I am not talking about life after death either. I'm talking about taking a break from life's pressures. Sure, I go to starbucks, bring my laptop, surf the net and order my favorite concoction: tall caramel macchiatto. I chat with friends and gossip all day long. When I am bored I grab a copy of the latest novel at National Bookstore and try to idle the time away. But this is not the type of day-off I was talking about.

People around me would tell me that problems add spice to life. But too much spice can be deadly. My life never became the same again after I turned 20. It went from worst, to better then to worst again. Problems keep pouring in and out of my life non-stop. Those who are older than me would say that as long as I am living problems would always be there.

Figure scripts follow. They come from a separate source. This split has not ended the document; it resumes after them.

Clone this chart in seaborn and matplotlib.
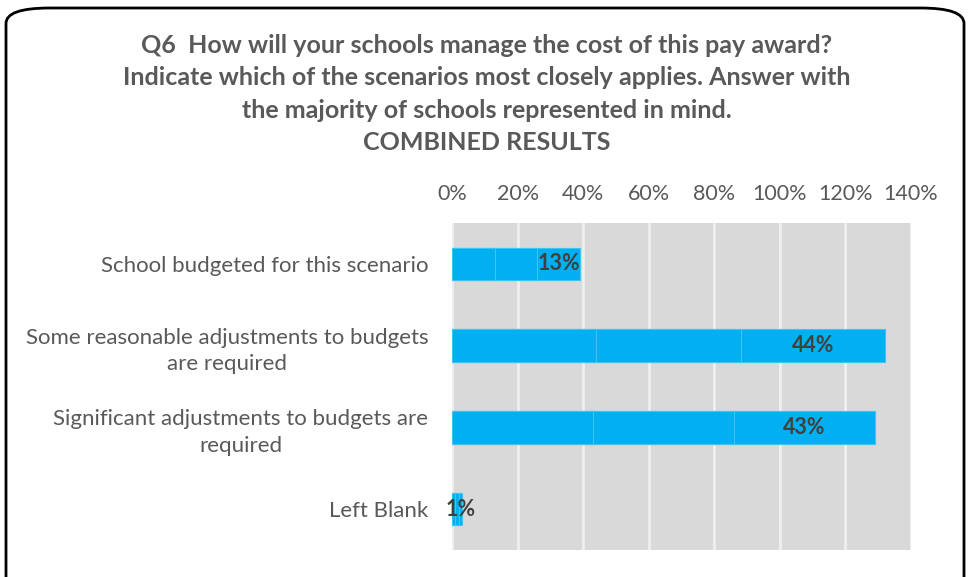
import matplotlib
matplotlib.use("Agg")
import matplotlib.pyplot as plt
from matplotlib.patches import FancyBboxPatch
from matplotlib.ticker import MultipleLocator, FuncFormatter
import seaborn as sns
import pandas as pd

# Answer categories (top to bottom)
categories = [
    "School budgeted for this scenario",
    "Some reasonable adjustments to budgets\nare required",
    "Significant adjustments to budgets are\nrequired",
    "Left Blank",
]
# Three stacked series, each in percent
series_a = [13, 44, 43, 1]
series_b = [13, 44, 43, 1]
series_c = [13, 44, 43, 1]
# Values printed on the bars
label_values = [13, 44, 43, 1]

title_text = ("Q6  How will your schools manage the cost of this pay award?\n"
              "Indicate which of the scenarios most closely applies. Answer with\n"
              "the majority of schools represented in mind.\n"
              "COMBINED RESULTS")

sns.set_theme(style="white")
plt.rcParams["font.family"] = ["Lato", "DejaVu Sans"]

BAR = "#00B0F0"
EDGE = "#3FC3F3"
GREY_TXT = "#595959"

df = pd.DataFrame({
    "category": categories,
    "a": series_a,
    "b": series_b,
    "c": series_c,
})
df["ab"] = df["a"] + df["b"]
df["abc"] = df["ab"] + df["c"]

fig = plt.figure(figsize=(9.70, 5.77), dpi=100)

# rounded frame around the chart
frame = FancyBboxPatch((6 / 970, -30 / 577), 958 / 970, (577 - 8 + 30) / 577,
                       boxstyle="round,pad=0,rounding_size=0.045",
                       transform=fig.transFigure, facecolor="white",
                       edgecolor="black", linewidth=2, mutation_aspect=577 / 970,
                       zorder=-10)
fig.patches.append(frame)

ax = fig.add_axes([452 / 970, 1 - 550 / 577, 459 / 970, 327 / 577])
ax.set_zorder(1)
ax.set_facecolor("#D9D9D9")

# stacked bars: draw cumulative totals from largest to smallest
for col in ["abc", "ab", "a"]:
    sns.barplot(data=df, x=col, y="category", order=categories, orient="h",
                color=BAR, saturation=1, width=0.4, edgecolor=EDGE,
                linewidth=0.8, ax=ax, zorder=3)

ax.set_xlim(0, 140)
ax.xaxis.set_major_locator(MultipleLocator(20))
ax.xaxis.set_major_formatter(FuncFormatter(lambda v, p: f"{v:.0f}%"))
ax.xaxis.tick_top()
ax.tick_params(axis="x", length=0, pad=14, labelsize=15.5, labelcolor=GREY_TXT)
ax.tick_params(axis="y", length=0, pad=17, labelsize=16, labelcolor=GREY_TXT)
for lbl in ax.get_yticklabels():
    lbl.set_multialignment("center")
    lbl.set_linespacing(1.4)
ax.set_xlabel("")
ax.set_ylabel("")
ax.grid(axis="x", color="#EFEFEF", linewidth=2, zorder=1)
ax.set_axisbelow(True)
for s in ax.spines.values():
    s.set_visible(False)

# value labels centred on the last stacked segment
for i, (ab, abc, v) in enumerate(zip(df["ab"], df["abc"], label_values)):
    ax.text((ab + abc) / 2, i, f"{v}%", ha="center", va="center",
            fontsize=15.5, fontweight="bold", color="#404040", zorder=5)

fig.text(487 / 970, 1 - 94 / 577, title_text, ha="center", va="center",
         fontsize=18, fontweight="bold", color=GREY_TXT, linespacing=1.48)

fig.savefig("out.png", dpi=100)
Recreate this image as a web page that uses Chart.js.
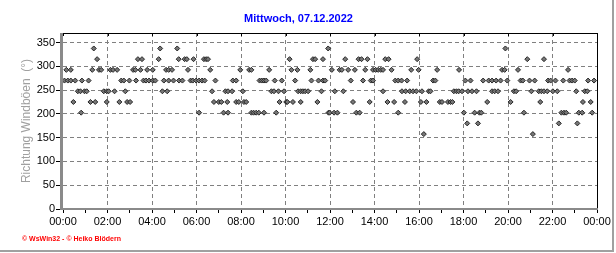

But does it have to be that way?

Problems become problems only if you treat it like one. True, but not quite. There are things in this life that you simply cannot ignore. You cannot ignore family ties. Without them you are nothing, and as the saying goes blood is thicker than water. However, blood ties should never be an excuse to do something wrong and drag your family into it. NO! NO! NO! and a BIG NO!

Now that I have grown up and have a family of my own, I have realized so many things in my life. Family comes first. That is a fact...but only if they are being reasonable. So for now, I am stepping back from my family and that of my husband's family problems. I cannot be the defender of the universe for crying out loud!

Day-off? Sounds good. Now I am trying to have interest in the things that I have neglected when I got married. I am into writing again, ballroom dancing and kickboxing! Of course, I am also renovating my house (only minor ones)

Day-off? Sounds great. But knowing my restless soul and my flighty spirit, how could I take a break? If only I could do everything at once I would. Pero nakakapagod din pala. At some point in our life, we would feel a burn-out. So, I am taking a break. I think I deserve that and people around me should cut me some slack and get off my back.